Sept. 14, 1923 - Jan. 9, 2013
By
Star Staff

    Walter E. Ershow, who flew 23 missions over enemy territory during World War II, died on Jan. 9 at the age of 89. The cause was heart failure, his family said. A part-time resident of East Hampton, he had been in declining health since October.

    Born in Newark, N.J., on Sept. 14, 1923, to David J. Ershowsky and the former Minnie Reinfeld, he grew up in the Weequahic section of the city. He graduated from Weequahic High School and then attended Virginia Polytechnic Institute.

    He was commissioned as a first lieutenant during the war and served as a radar navigator in a B-17 bomber, better known as the Flying Fortress. He flew missions over North Africa, Italy, Germany, and occupied Europe.

    “He was a wonderful musician,” his wife, Jacqueline Jankoff-Ershow, said Monday. He would entertain his fellow Army Air Forces fliers by playing a guitar between missions.

    After the war, he attended the School of Agriculture at Rutgers College, from which he received a bachelor’s degree in 1948.

    He married the former Helene Denberg, and the couple settled down in West Orange, N.J., raising three children. About 20 years later, the couple divorced, and Mr.
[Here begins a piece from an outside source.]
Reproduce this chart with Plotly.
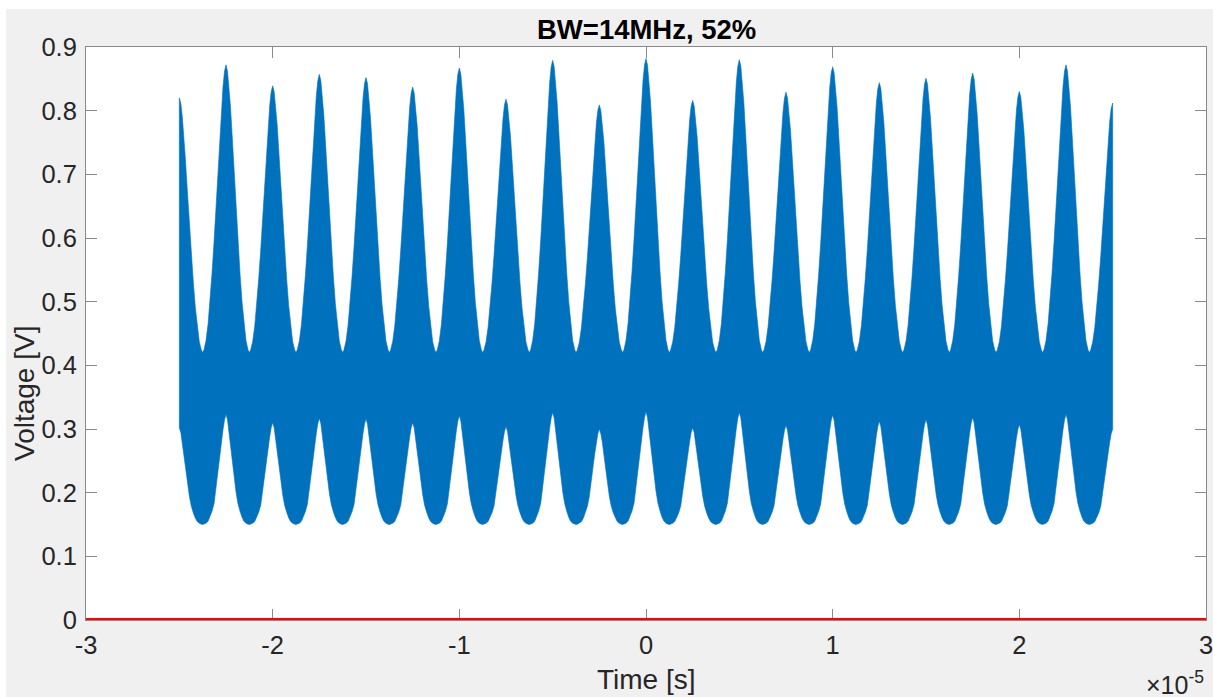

Ershow moved to Manhattan.

    He worked as an industrial sales representative, with boatbuilding as a side passion.

    On March 5, 1971, he met Jacqueline Jankoff. “It was a blind date. We met for lunch,” she said. When she went back to work, she told her co-workers, “He is the most interesting man I have ever met.” They were married eight years later, in July 1979.

    With an apartment on Manhattan’s West Side, the couple began spending summers in East Hampton, where Mr. Ershow could pursue his love of the ocean. At first they stayed at Sammy’s Beach, then for several years on Schellinger Road before they bought a house on Montauk Boulevard.

    Ms. Jankoff-Ershow recalled a defining moment. “I said to him, ‘You like boats. Why don’t you do what you love?’ ”

    He did, indeed, love boats, enjoying carving half-hull models as well as building the real thing. “We had a lot of runabouts,” his wife remembered, adding that Mr. Ershow would repair boats of all shapes and sizes, working for marinas as well as privately.

    He was a member of the East End Classic Boat Society, the Veterans of Foreign Wars post in East Hampton, and the Second Bomb Group Association. He was an expert sailor and fisherman, piloting boats north to Maine and south to North Carolina.

    Besides Ms. Jankoff-Ershow, he is survived by his three children, Abby Ershow of Columbia, Md., Linda Ershow-Levenberg of Elizabeth, N.J., and Don Ershow of Roseland, N.J. A brother, Barrett Ershow of Burlington, Vt., and nine grandchildren also survive.

    A service was held on Jan. 13, led by Rabbi Ben Goldstein. Mr. Ershow was buried at B’nai Abraham Memorial Park in Union, N.J., with full military honors.

    Donations in his memory can be made to Doctors Without Borders, P.O. Box 5030, Hagerstown, Md., 21741, or Smile Train, P.O. Box 96231, Washington, D.C., 20090.